RESEARCH SUMMARY
During my career I have acquired solid expertise in the application of quantitative geomorphic techniques to the interactions between surface- and deep-Earth processes. My projects are multidisciplinary integrating detailed field studies, quantitative analysis of digital topography, tectonics, geochronology, basin analysis, analogue and numerical modeling, as well as sedimentological, and geophysical data.

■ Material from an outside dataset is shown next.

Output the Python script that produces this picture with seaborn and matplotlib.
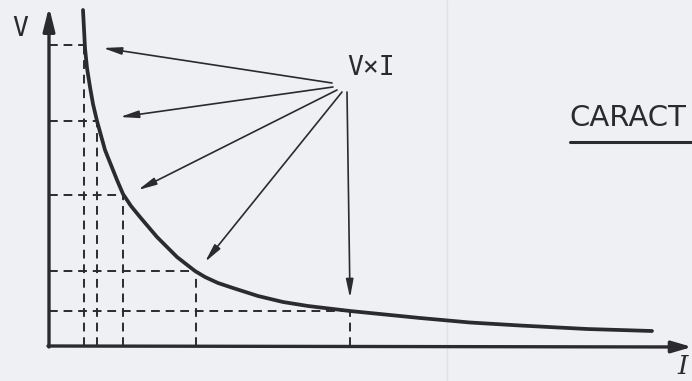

My expertise in geomorphology and geology derives from my PhD conducted at Géosciences Rennes (France) within the framework of a multidisciplinary team. Since my thesis, I have concentrated my efforts on the study of natural laboratories in the Pyrenees, Atlas, Andes and Central Range of Papua New Guinea. I validate my interpretations using analogue and numerical models. Nowadays, my research focuses on quantifying the tectonic displacements from a quantitative analysis of the topography to understand the geodynamic processes at the origin of orogens, and disentangle the different processes originated in the lithosphere and those involving the sublithospheric mantle.
CURRENT PROJECT
Growth and origin of the Iberian plateau. A multidisciplinary approach (PLATIBERIA)
coordinated IGME-CSIC/UCM
Funded by Agencia Estatal de Investigación (Ministerio de Ciencia, Innovación y Universidades - Spain) PID2020-114854GB-C21 - PID2020-114854GB-C22
J. Babault (Coord. PI, IGME-CSIC), J. Fullea (PI, UCM), A. Suárez Rodríguez (IGME-CSIC), A. Negredo (UCM), M. Montes Santiago (IGME-CSIC), J. Fernández Lozano (U. León), A. Rodríguez García (IGME-CSIC) & P. Hernaiz Huerta (IGME-CSIC)
Motivation
The history of surface uplift rates in the Iberian Meseta, as well as the deep and shallow mechanisms that generated and currently support its characteristic elevated topography, are still debated.
Objectives
The objective of our project is to quantify the degree to which contributions to topography in the Iberian Meseta partition into crustal, lithospheric mantle, and sublithospheric mantle dynamic processes.
Methods
Addressing the problem at hand requires an interdisciplinary approach to integrate the two very different, yet intimately connected, crustal and upper mantle scales that operate here. Our coordinated project, built upon the synergy between geomorphic, geological, geophysical and geodynamic modelling approaches is defined by two differentiated and complementary subprojects with the following objectives:
Subproject 1) new estimates of high-resolution surface uplift and erosion histories and quantifying the impact of crustal deformation on surface uplift rate histories (IGME);
Subproject 2) integrated geophysical-petrological modelling of present-day and past lithospheric structure, along with upper mantle convection and their joint impact on surface uplift (UCM).
Scientific impact
The results of each subproject will allow for a comparison of surface uplift histories predicted independently by surface evolution models and deep-Earth models. A probabilistic (Bayesian) approach will allow us to estimate the level of confidence of the crustal and subcrustal components of surface uplift and quantitatively test the level of confidence of the hypotheses on the origin of the Iberian Meseta.